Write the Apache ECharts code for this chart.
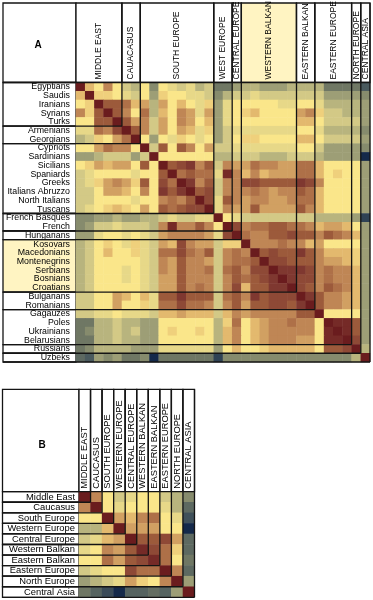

---

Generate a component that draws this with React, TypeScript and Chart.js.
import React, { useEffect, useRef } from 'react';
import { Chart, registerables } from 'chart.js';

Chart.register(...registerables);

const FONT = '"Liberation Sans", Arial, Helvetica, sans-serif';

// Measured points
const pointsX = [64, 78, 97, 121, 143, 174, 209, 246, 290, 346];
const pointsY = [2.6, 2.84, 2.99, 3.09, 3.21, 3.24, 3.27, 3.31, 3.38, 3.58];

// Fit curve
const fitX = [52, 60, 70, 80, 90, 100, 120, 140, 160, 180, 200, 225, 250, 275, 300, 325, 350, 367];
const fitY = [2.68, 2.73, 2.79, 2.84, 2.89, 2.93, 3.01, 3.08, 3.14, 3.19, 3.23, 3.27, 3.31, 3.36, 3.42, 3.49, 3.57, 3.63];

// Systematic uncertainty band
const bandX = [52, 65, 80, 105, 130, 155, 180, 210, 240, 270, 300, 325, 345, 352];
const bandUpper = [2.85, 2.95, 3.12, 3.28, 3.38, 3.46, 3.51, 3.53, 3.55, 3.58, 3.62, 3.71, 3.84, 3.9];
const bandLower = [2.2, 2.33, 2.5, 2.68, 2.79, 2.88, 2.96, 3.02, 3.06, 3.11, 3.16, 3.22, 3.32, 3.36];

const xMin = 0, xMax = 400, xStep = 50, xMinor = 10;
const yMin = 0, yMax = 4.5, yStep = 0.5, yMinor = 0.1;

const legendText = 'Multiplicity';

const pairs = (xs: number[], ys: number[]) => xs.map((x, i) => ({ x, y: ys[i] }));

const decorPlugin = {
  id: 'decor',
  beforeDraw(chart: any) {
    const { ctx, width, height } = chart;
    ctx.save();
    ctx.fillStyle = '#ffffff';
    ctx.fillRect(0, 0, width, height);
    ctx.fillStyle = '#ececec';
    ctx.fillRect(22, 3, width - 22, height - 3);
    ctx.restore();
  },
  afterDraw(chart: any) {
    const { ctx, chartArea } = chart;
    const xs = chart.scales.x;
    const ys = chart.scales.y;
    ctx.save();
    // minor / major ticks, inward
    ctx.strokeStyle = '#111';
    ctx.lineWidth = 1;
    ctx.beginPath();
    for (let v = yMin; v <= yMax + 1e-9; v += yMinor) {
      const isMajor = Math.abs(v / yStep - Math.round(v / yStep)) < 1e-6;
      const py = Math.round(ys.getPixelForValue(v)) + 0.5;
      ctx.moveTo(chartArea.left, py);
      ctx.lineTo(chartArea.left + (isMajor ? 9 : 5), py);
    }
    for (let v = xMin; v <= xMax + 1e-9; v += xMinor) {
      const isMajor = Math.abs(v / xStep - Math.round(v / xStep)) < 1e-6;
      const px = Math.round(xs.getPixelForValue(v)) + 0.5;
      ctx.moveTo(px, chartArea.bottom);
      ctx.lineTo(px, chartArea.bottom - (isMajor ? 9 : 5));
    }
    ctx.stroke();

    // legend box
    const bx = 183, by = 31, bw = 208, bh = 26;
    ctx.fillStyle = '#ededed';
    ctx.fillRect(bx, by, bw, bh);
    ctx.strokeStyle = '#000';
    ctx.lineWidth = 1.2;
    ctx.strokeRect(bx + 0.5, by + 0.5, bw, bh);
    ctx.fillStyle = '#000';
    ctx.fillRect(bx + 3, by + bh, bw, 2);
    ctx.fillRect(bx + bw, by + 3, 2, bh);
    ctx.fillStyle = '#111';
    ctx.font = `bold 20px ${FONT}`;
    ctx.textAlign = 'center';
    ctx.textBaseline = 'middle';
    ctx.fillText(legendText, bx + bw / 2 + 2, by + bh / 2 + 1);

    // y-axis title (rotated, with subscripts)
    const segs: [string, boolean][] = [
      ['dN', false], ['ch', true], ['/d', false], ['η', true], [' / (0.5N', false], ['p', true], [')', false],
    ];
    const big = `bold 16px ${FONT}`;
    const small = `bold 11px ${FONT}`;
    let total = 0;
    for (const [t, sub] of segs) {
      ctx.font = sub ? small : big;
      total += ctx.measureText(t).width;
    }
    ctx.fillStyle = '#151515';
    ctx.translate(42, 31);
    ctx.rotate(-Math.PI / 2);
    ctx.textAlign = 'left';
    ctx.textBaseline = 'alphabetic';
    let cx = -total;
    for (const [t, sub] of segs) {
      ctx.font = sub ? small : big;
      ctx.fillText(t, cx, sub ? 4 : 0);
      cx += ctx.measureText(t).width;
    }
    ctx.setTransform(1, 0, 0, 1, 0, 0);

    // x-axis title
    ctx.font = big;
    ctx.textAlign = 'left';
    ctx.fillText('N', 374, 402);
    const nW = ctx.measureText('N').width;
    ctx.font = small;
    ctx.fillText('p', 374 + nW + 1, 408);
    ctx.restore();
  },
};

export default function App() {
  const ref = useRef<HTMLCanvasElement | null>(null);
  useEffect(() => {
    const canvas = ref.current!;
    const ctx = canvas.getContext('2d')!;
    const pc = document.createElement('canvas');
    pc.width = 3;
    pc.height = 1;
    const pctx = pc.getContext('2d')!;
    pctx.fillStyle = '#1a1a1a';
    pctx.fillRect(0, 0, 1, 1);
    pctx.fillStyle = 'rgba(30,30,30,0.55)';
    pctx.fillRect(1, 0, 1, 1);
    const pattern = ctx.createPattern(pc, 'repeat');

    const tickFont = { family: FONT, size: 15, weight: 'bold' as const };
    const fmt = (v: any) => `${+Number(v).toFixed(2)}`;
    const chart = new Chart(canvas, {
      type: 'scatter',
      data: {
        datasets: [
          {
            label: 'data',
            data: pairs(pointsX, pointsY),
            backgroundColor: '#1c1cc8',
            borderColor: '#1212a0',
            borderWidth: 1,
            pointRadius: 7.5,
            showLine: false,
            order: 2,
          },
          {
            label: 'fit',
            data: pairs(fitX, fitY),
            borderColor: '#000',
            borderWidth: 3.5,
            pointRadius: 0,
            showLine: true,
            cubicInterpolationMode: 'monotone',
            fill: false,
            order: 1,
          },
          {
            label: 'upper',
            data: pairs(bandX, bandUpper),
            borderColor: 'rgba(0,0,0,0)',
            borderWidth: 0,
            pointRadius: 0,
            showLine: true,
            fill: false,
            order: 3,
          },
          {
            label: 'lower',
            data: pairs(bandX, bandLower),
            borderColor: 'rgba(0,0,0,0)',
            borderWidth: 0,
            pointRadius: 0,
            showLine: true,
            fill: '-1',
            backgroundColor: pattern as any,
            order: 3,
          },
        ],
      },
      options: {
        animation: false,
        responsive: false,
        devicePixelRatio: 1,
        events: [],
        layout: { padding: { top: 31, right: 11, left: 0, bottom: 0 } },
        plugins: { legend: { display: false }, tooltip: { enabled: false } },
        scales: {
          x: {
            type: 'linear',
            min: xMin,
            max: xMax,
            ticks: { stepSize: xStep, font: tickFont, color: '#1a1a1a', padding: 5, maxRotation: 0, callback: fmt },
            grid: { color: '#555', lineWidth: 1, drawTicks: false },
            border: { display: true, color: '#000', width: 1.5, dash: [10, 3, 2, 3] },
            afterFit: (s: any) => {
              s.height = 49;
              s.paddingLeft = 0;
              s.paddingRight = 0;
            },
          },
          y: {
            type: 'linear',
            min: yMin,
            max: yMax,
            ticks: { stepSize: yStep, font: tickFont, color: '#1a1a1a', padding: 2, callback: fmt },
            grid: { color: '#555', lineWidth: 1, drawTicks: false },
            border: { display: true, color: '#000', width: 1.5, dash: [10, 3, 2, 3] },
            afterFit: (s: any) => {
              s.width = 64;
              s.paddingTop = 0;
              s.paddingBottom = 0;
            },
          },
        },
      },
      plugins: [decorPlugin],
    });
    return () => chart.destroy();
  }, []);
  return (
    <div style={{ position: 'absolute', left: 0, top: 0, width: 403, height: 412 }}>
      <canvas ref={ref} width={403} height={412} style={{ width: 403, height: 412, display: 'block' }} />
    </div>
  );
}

### What to produce
Write out exactly the lines running from the line containing "Generate a component" to the line containing "3.22, 3.32, 3.36];", with both of those lines included.

### Result for this task
Generate a component that draws this with React, TypeScript and Chart.js.
import React, { useEffect, useRef } from 'react';
import { Chart, registerables } from 'chart.js';

Chart.register(...registerables);

const FONT = '"Liberation Sans", Arial, Helvetica, sans-serif';

// Measured points
const pointsX = [64, 78, 97, 121, 143, 174, 209, 246, 290, 346];
const pointsY = [2.6, 2.84, 2.99, 3.09, 3.21, 3.24, 3.27, 3.31, 3.38, 3.58];

// Fit curve
const fitX = [52, 60, 70, 80, 90, 100, 120, 140, 160, 180, 200, 225, 250, 275, 300, 325, 350, 367];
const fitY = [2.68, 2.73, 2.79, 2.84, 2.89, 2.93, 3.01, 3.08, 3.14, 3.19, 3.23, 3.27, 3.31, 3.36, 3.42, 3.49, 3.57, 3.63];

// Systematic uncertainty band
const bandX = [52, 65, 80, 105, 130, 155, 180, 210, 240, 270, 300, 325, 345, 352];
const bandUpper = [2.85, 2.95, 3.12, 3.28, 3.38, 3.46, 3.51, 3.53, 3.55, 3.58, 3.62, 3.71, 3.84, 3.9];
const bandLower = [2.2, 2.33, 2.5, 2.68, 2.79, 2.88, 2.96, 3.02, 3.06, 3.11, 3.16, 3.22, 3.32, 3.36];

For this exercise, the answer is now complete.